Starting at the first line of the listing below, repeat each line up to and including the one containing "const meanIsobarAltitude = 4680;". Leave out pictures.

* **Source records**:
______________________________

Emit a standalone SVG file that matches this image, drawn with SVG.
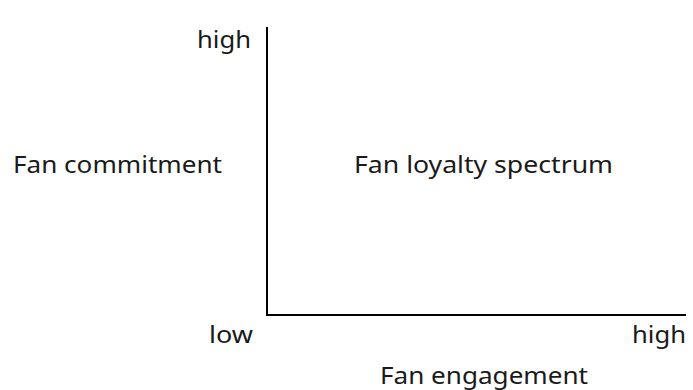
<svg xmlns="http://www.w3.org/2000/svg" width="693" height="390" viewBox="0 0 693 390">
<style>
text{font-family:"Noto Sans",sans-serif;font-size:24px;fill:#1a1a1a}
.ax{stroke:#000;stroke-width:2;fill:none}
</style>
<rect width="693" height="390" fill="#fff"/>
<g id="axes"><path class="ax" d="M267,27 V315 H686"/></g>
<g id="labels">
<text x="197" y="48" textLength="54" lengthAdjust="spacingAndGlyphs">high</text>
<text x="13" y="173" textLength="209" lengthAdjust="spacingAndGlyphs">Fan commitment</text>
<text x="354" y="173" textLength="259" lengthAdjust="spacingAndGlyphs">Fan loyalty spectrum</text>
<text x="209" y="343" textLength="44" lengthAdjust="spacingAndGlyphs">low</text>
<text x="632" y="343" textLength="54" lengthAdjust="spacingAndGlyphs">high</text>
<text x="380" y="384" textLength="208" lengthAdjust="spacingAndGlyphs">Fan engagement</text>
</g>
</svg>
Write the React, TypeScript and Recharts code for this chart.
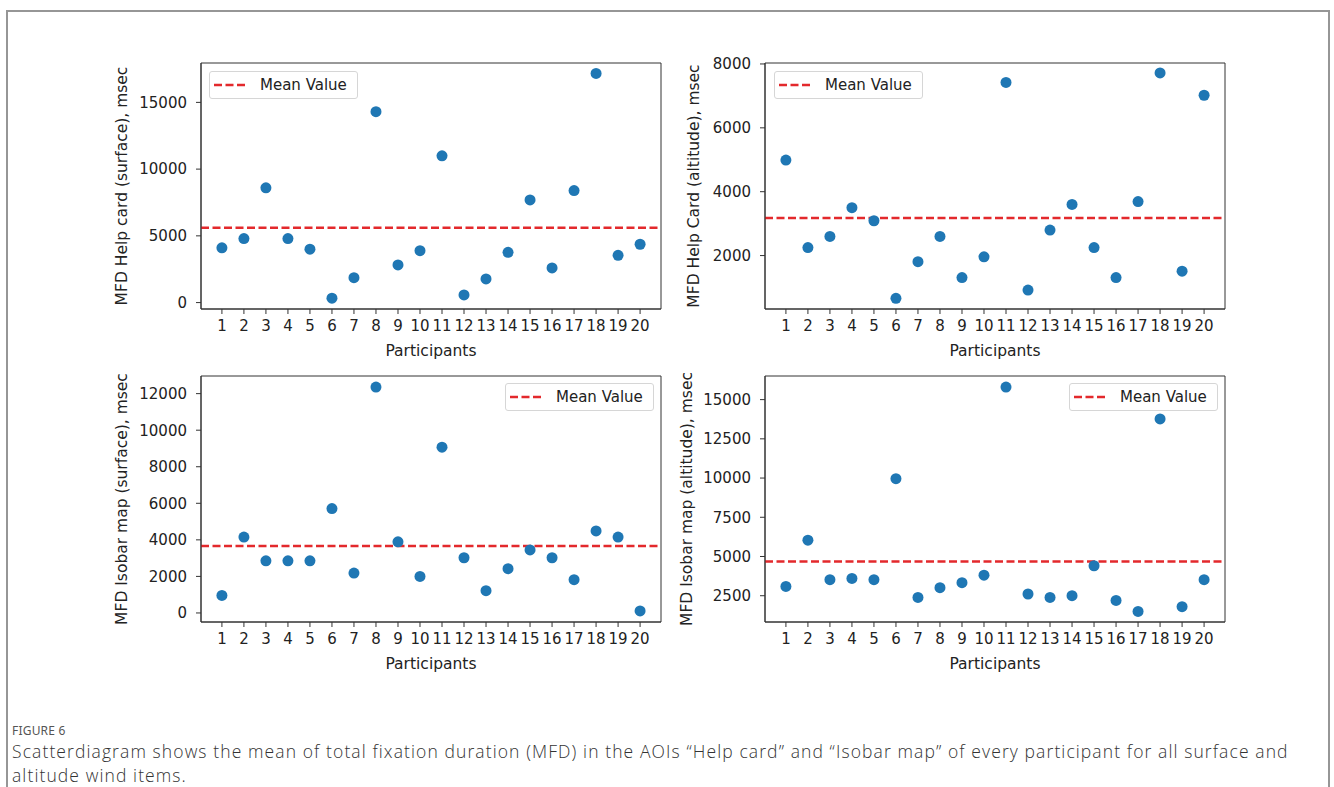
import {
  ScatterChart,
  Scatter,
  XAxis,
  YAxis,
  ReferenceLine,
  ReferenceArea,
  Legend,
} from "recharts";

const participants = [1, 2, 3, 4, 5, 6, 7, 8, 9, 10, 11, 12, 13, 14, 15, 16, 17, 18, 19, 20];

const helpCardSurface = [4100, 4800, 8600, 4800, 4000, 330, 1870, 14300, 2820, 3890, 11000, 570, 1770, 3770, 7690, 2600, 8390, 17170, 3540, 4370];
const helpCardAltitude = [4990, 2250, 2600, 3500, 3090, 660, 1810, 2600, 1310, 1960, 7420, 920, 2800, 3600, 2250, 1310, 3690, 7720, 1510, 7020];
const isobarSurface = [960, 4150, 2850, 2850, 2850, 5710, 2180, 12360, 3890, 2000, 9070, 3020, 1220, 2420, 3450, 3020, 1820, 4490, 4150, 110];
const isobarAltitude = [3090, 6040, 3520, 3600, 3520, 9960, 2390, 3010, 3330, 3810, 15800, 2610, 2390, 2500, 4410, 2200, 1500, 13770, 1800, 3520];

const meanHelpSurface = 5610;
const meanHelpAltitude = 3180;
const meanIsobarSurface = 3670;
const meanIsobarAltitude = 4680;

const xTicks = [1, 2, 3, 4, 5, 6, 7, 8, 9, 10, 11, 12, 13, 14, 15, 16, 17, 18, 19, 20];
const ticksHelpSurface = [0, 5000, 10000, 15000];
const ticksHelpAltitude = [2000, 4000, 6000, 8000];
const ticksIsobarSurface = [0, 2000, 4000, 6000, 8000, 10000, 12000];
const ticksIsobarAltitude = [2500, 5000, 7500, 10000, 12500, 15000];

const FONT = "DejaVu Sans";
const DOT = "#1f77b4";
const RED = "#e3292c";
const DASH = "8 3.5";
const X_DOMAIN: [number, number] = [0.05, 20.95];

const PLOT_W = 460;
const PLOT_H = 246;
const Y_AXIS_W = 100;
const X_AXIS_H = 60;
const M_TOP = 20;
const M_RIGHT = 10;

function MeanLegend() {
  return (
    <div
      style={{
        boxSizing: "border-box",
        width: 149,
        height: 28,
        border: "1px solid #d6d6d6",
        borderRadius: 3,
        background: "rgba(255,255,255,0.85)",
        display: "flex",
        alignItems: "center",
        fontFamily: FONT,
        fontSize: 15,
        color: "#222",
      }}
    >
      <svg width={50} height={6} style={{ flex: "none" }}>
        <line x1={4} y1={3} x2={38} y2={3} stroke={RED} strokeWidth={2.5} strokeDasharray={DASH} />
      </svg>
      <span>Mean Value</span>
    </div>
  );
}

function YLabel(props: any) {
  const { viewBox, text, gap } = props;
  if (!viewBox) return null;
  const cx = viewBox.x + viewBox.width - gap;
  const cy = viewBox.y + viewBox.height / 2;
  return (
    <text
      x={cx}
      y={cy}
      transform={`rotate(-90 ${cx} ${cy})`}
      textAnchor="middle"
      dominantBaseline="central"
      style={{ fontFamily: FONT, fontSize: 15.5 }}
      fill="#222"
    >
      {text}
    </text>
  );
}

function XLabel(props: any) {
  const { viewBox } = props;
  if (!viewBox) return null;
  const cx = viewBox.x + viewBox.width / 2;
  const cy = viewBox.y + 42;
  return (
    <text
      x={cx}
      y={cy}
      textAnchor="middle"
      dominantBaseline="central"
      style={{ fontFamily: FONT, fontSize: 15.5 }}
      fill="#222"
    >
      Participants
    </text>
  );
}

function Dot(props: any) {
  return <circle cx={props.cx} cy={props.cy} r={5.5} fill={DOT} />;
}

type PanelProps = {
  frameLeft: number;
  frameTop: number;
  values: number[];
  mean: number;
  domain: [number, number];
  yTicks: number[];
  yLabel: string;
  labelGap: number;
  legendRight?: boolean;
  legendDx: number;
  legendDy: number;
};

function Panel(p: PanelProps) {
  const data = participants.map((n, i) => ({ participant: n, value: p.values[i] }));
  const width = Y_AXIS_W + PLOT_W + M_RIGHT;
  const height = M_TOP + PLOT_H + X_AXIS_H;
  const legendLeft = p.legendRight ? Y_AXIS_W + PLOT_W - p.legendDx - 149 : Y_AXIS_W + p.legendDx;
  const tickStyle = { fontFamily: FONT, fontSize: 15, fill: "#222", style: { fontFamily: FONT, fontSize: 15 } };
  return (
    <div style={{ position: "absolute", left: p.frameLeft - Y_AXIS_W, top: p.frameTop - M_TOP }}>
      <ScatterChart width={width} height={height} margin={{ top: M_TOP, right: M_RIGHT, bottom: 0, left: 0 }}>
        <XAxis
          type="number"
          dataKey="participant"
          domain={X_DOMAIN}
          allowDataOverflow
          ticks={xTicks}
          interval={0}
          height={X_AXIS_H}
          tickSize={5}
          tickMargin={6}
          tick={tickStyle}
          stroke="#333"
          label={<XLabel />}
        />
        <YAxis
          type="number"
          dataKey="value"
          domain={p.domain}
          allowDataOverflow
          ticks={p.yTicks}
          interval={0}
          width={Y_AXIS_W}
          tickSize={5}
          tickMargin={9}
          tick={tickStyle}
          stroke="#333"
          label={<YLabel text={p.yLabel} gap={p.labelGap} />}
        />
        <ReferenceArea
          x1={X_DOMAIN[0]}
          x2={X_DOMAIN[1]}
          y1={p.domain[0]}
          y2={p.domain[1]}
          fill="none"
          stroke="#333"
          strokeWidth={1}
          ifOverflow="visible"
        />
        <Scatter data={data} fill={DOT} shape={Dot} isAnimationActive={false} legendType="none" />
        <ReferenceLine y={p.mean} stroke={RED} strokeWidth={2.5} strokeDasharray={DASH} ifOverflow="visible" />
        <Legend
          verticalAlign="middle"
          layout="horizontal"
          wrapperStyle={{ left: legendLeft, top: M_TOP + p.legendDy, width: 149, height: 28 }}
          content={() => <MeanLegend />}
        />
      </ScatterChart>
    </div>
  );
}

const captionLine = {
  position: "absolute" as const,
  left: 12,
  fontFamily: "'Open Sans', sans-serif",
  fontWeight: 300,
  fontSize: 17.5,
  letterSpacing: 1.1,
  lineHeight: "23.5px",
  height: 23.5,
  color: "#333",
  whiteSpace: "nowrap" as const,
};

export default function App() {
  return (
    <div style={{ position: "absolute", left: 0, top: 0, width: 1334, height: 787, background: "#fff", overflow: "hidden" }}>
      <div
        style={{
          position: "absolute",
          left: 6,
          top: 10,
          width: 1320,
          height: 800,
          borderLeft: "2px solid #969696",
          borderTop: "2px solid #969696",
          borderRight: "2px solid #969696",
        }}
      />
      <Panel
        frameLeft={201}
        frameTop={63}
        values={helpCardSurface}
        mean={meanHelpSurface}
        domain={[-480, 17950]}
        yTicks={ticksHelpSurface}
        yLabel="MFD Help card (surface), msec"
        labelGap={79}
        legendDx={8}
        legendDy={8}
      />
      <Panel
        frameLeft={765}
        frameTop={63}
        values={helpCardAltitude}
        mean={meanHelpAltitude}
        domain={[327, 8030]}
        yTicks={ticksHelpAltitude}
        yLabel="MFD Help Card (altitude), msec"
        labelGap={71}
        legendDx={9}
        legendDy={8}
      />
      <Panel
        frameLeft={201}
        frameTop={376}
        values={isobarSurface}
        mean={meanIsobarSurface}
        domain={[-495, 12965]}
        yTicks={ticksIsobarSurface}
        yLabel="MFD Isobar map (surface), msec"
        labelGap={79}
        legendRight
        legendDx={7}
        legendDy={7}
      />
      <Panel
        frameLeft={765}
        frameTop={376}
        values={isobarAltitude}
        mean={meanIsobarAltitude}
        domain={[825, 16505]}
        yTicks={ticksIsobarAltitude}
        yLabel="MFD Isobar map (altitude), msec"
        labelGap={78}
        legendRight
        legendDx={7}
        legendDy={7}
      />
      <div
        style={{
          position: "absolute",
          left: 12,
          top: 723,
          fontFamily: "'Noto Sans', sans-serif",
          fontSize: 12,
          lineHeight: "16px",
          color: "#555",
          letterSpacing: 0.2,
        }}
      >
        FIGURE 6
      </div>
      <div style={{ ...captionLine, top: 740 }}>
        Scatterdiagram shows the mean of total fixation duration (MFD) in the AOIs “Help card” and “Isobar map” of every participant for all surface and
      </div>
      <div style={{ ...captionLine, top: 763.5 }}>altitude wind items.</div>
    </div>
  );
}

______________________________

* **Complete response**:
Emit a standalone SVG file that matches this image, drawn with SVG.
<svg xmlns="http://www.w3.org/2000/svg" width="693" height="390" viewBox="0 0 693 390">
<style>
text{font-family:"Noto Sans",sans-serif;font-size:24px;fill:#1a1a1a}
.ax{stroke:#000;stroke-width:2;fill:none}
</style>
<rect width="693" height="390" fill="#fff"/>
<g id="axes"><path class="ax" d="M267,27 V315 H686"/></g>
<g id="labels">
<text x="197" y="48" textLength="54" lengthAdjust="spacingAndGlyphs">high</text>
<text x="13" y="173" textLength="209" lengthAdjust="spacingAndGlyphs">Fan commitment</text>
<text x="354" y="173" textLength="259" lengthAdjust="spacingAndGlyphs">Fan loyalty spectrum</text>
<text x="209" y="343" textLength="44" lengthAdjust="spacingAndGlyphs">low</text>
<text x="632" y="343" textLength="54" lengthAdjust="spacingAndGlyphs">high</text>
<text x="380" y="384" textLength="208" lengthAdjust="spacingAndGlyphs">Fan engagement</text>
</g>
</svg>
Write the React, TypeScript and Recharts code for this chart.
import {
  ScatterChart,
  Scatter,
  XAxis,
  YAxis,
  ReferenceLine,
  ReferenceArea,
  Legend,
} from "recharts";

const participants = [1, 2, 3, 4, 5, 6, 7, 8, 9, 10, 11, 12, 13, 14, 15, 16, 17, 18, 19, 20];

const helpCardSurface = [4100, 4800, 8600, 4800, 4000, 330, 1870, 14300, 2820, 3890, 11000, 570, 1770, 3770, 7690, 2600, 8390, 17170, 3540, 4370];
const helpCardAltitude = [4990, 2250, 2600, 3500, 3090, 660, 1810, 2600, 1310, 1960, 7420, 920, 2800, 3600, 2250, 1310, 3690, 7720, 1510, 7020];
const isobarSurface = [960, 4150, 2850, 2850, 2850, 5710, 2180, 12360, 3890, 2000, 9070, 3020, 1220, 2420, 3450, 3020, 1820, 4490, 4150, 110];
const isobarAltitude = [3090, 6040, 3520, 3600, 3520, 9960, 2390, 3010, 3330, 3810, 15800, 2610, 2390, 2500, 4410, 2200, 1500, 13770, 1800, 3520];

const meanHelpSurface = 5610;
const meanHelpAltitude = 3180;
const meanIsobarSurface = 3670;
const meanIsobarAltitude = 4680;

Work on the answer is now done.